WHAT TO PRODUCE - Write the lines out again, from the top of the material to the line containing "0.344, 0.648, 0.848];", pictures excluded.
◇ ◇ ◇ ◇ ◇ ◇ ◇
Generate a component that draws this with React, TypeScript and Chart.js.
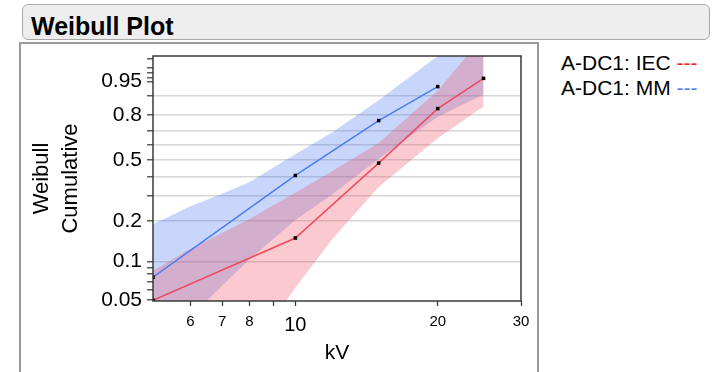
import React, { useEffect, useRef } from 'react';
import { Chart, registerables } from 'chart.js';

Chart.register(...registerables);

// Breakdown voltage (kV) and cumulative failure probability for each method
const kvMM = [5, 10, 15, 20];
const probMM = [0.0756, 0.407, 0.766, 0.935];
const kvIEC = [5, 10, 15, 20, 25];
const probIEC = [0.05, 0.1506, 0.482, 0.837, 0.9586];

// Confidence bands, sampled on a common kV grid
const bandKv = [5, 6, 7, 8, 10, 12, 15, 20, 25];
const mmUpper = [0.19, 0.255, 0.31, 0.37, 0.54, 0.69, 0.88, 0.992, 0.9999];
const mmLower = [0.019, 0.037, 0.065, 0.104, 0.204, 0.309, 0.51, 0.79, 0.905];
const iecUpper = [0.085, 0.125, 0.164, 0.207, 0.315, 0.435, 0.615, 0.92, 0.9991];
const iecLower = [0.0016, 0.0043, 0.0096, 0.0194, 0.0626, 0.149, 0.344, 0.648, 0.848];

// Axis ticks
const yTickProbs = [0.05, 0.06, 0.07, 0.08, 0.09, 0.1, 0.2, 0.3, 0.4, 0.5, 0.6, 0.7, 0.8, 0.9, 0.95, 0.96, 0.97, 0.98, 0.99];
const yTickLabels = ['0.05', '', '', '', '', '0.1', '0.2', '', '', '0.5', '', '', '0.8', '', '0.95', '', '', '', ''];
const yGridProbs = [0.1, 0.2, 0.3, 0.4, 0.5, 0.6, 0.7, 0.8, 0.9];
const xTickValues = [6, 7, 8, 9, 10, 20, 30];
const xTickLabels = ['6', '7', '8', '', '10', '20', '30'];

const FONT = "'Liberation Sans', Arial, Helvetica, sans-serif";

// Weibull probability paper: y = ln(-ln(1 - F))
const weibull = (p: number) => Math.log(-Math.log(1 - p));

const toPoints = (xs: number[], ps: number[]) => xs.map((x, i) => ({ x, y: weibull(ps[i]) }));

const frame = {
  id: 'plotFrame',
  afterDraw(chart: any) {
    const { ctx, chartArea: a } = chart;
    ctx.save();
    ctx.strokeStyle = '#3a3a3a';
    ctx.lineWidth = 1.5;
    ctx.strokeRect(a.left, a.top, a.right - a.left, a.bottom - a.top);
    ctx.restore();
  },
};

function WeibullChart() {
  const ref = useRef<HTMLCanvasElement>(null);

  useEffect(() => {
    if (!ref.current) return;
    const gridFlags = yTickProbs.map((p) => yGridProbs.some((g) => Math.abs(g - p) < 1e-9));
    const blueBand = 'rgba(70,120,240,0.3)';
    const redBand = 'rgba(240,80,100,0.3)';

    const chart = new Chart(ref.current, {
      type: 'line',
      data: {
        datasets: [
          {
            label: 'A-DC1: MM',
            data: toPoints(kvMM, probMM),
            borderColor: '#4a7cf2',
            borderWidth: 1.5,
            pointStyle: 'rect',
            pointRadius: 2.5,
            pointBackgroundColor: '#000',
            pointBorderWidth: 0,
            fill: false,
            order: 1,
          },
          {
            label: 'A-DC1: IEC',
            data: toPoints(kvIEC, probIEC),
            borderColor: '#f04a5c',
            borderWidth: 1.5,
            pointStyle: 'rect',
            pointRadius: 2.5,
            pointBackgroundColor: '#000',
            pointBorderWidth: 0,
            fill: false,
            order: 1,
          },
          {
            label: 'MM upper',
            data: toPoints(bandKv, mmUpper),
            borderWidth: 0,
            pointRadius: 0,
            backgroundColor: blueBand,
            fill: '+1',
            order: 5,
          },
          {
            label: 'MM lower',
            data: toPoints(bandKv, mmLower),
            borderWidth: 0,
            pointRadius: 0,
            fill: false,
            order: 5,
          },
          {
            label: 'IEC upper',
            data: toPoints(bandKv, iecUpper),
            borderWidth: 0,
            pointRadius: 0,
            backgroundColor: redBand,
            fill: '+1',
            order: 4,
          },
          {
            label: 'IEC lower',
            data: toPoints(bandKv, iecLower),
            borderWidth: 0,
            pointRadius: 0,
            fill: false,
            order: 4,
          },
        ],
      },
      options: {
        responsive: false,
        animation: false,
        devicePixelRatio: 1,
        layout: { padding: { left: 0, top: 12, right: 17, bottom: 0 } },
        plugins: {
          legend: { display: false },
          tooltip: { enabled: false },
        },
        scales: {
          x: {
            type: 'logarithmic',
            min: 5,
            max: 30,
            border: { display: false },
            grid: { drawOnChartArea: false, tickLength: 5, tickColor: '#333', tickWidth: 1.2 },
            ticks: {
              autoSkip: false,
              maxRotation: 0,
              padding: 7,
              color: '#000',
              font: (ctx: any) => ({ family: FONT, size: ctx.tick && ctx.tick.value === 10 ? 20 : 15 }),
              callback: (_v: any, i: number) => xTickLabels[i],
            },
            afterBuildTicks: (scale: any) => {
              scale.ticks = xTickValues.map((v) => ({ value: v }));
            },
            afterFit: (scale: any) => {
              scale.height = 71;
              scale.paddingLeft = 0;
              scale.paddingRight = 0;
            },
            title: {
              display: true,
              text: 'kV',
              color: '#000',
              font: { family: FONT, size: 21, lineHeight: 1.2 },
              padding: { top: 0, bottom: 6.4 },
            },
          },
          y: {
            type: 'linear',
            min: weibull(0.05) - 0.015,
            max: weibull(0.992),
            border: { display: false },
            grid: {
              color: (ctx: any) => (gridFlags[ctx.index] ? '#d6d6d6' : 'rgba(0,0,0,0)'),
              lineWidth: 1.6,
              tickLength: 6,
              tickColor: '#333',
              tickWidth: 1.2,
            },
            ticks: {
              autoSkip: false,
              padding: 5,
              color: '#000',
              font: { family: FONT, size: 21 },
              callback: (_v: any, i: number) => yTickLabels[i],
            },
            afterBuildTicks: (scale: any) => {
              scale.ticks = yTickProbs.map((p) => ({ value: weibull(p) }));
            },
            afterFit: (scale: any) => {
              scale.width = 132;
              scale.paddingTop = 0;
              scale.paddingBottom = 0;
            },
            title: {
              display: true,
              text: ['Weibull', 'Cumulative'],
              color: '#000',
              font: { family: FONT, size: 22, lineHeight: 29 / 22 },
              padding: { top: 6.5, bottom: 0 },
            },
          },
        },
      },
      plugins: [frame],
    } as any);

    return () => chart.destroy();
  }, []);

  return <canvas ref={ref} width={517} height={328} style={{ width: 517, height: 328, display: 'block' }} />;
}

export default function App() {
  return (
    <div
      style={{
        position: 'fixed',
        left: 0,
        top: 0,
        width: 715,
        height: 372,
        overflow: 'hidden',
        background: '#fff',
        fontFamily: FONT,
      }}
    >
      {/* Section header */}
      <div
        style={{
          position: 'absolute',
          left: 22,
          top: 4,
          width: 688,
          height: 36,
          boxSizing: 'border-box',
          border: '1px solid #a8a8a8',
          borderRadius: 6,
          background: '#eeeeee',
        }}
      />
      <div
        style={{
          position: 'absolute',
          left: 31,
          top: 14,
          fontSize: 25,
          lineHeight: 1,
          fontWeight: 'bold',
          color: '#000',
          whiteSpace: 'nowrap',
        }}
      >
        Weibull Plot
      </div>

      {/* Plot panel */}
      <div
        style={{
          position: 'absolute',
          left: 19,
          top: 42,
          width: 520,
          height: 340,
          boxSizing: 'border-box',
          borderLeft: '2px solid #9a9a9a',
          borderTop: '2px solid #9a9a9a',
          borderRight: '2px solid #9a9a9a',
        }}
      />
      <div style={{ position: 'absolute', left: 21, top: 44 }}>
        <WeibullChart />
      </div>

      {/* Legend */}
      <div
        style={{
          position: 'absolute',
          left: 561,
          top: 50,
          fontSize: 21,
          lineHeight: '25px',
          color: '#000',
          whiteSpace: 'nowrap',
        }}
      >
        <div>
          A-DC1: IEC <span style={{ color: '#f02020' }}>---</span>
        </div>
        <div>
          A-DC1: MM <span style={{ color: '#4d80e0' }}>---</span>
        </div>
      </div>
    </div>
  );
}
◇ ◇ ◇ ◇ ◇ ◇ ◇
WRITTEN SOLUTION -
Generate a component that draws this with React, TypeScript and Chart.js.
import React, { useEffect, useRef } from 'react';
import { Chart, registerables } from 'chart.js';

Chart.register(...registerables);

// Breakdown voltage (kV) and cumulative failure probability for each method
const kvMM = [5, 10, 15, 20];
const probMM = [0.0756, 0.407, 0.766, 0.935];
const kvIEC = [5, 10, 15, 20, 25];
const probIEC = [0.05, 0.1506, 0.482, 0.837, 0.9586];

// Confidence bands, sampled on a common kV grid
const bandKv = [5, 6, 7, 8, 10, 12, 15, 20, 25];
const mmUpper = [0.19, 0.255, 0.31, 0.37, 0.54, 0.69, 0.88, 0.992, 0.9999];
const mmLower = [0.019, 0.037, 0.065, 0.104, 0.204, 0.309, 0.51, 0.79, 0.905];
const iecUpper = [0.085, 0.125, 0.164, 0.207, 0.315, 0.435, 0.615, 0.92, 0.9991];
const iecLower = [0.0016, 0.0043, 0.0096, 0.0194, 0.0626, 0.149, 0.344, 0.648, 0.848];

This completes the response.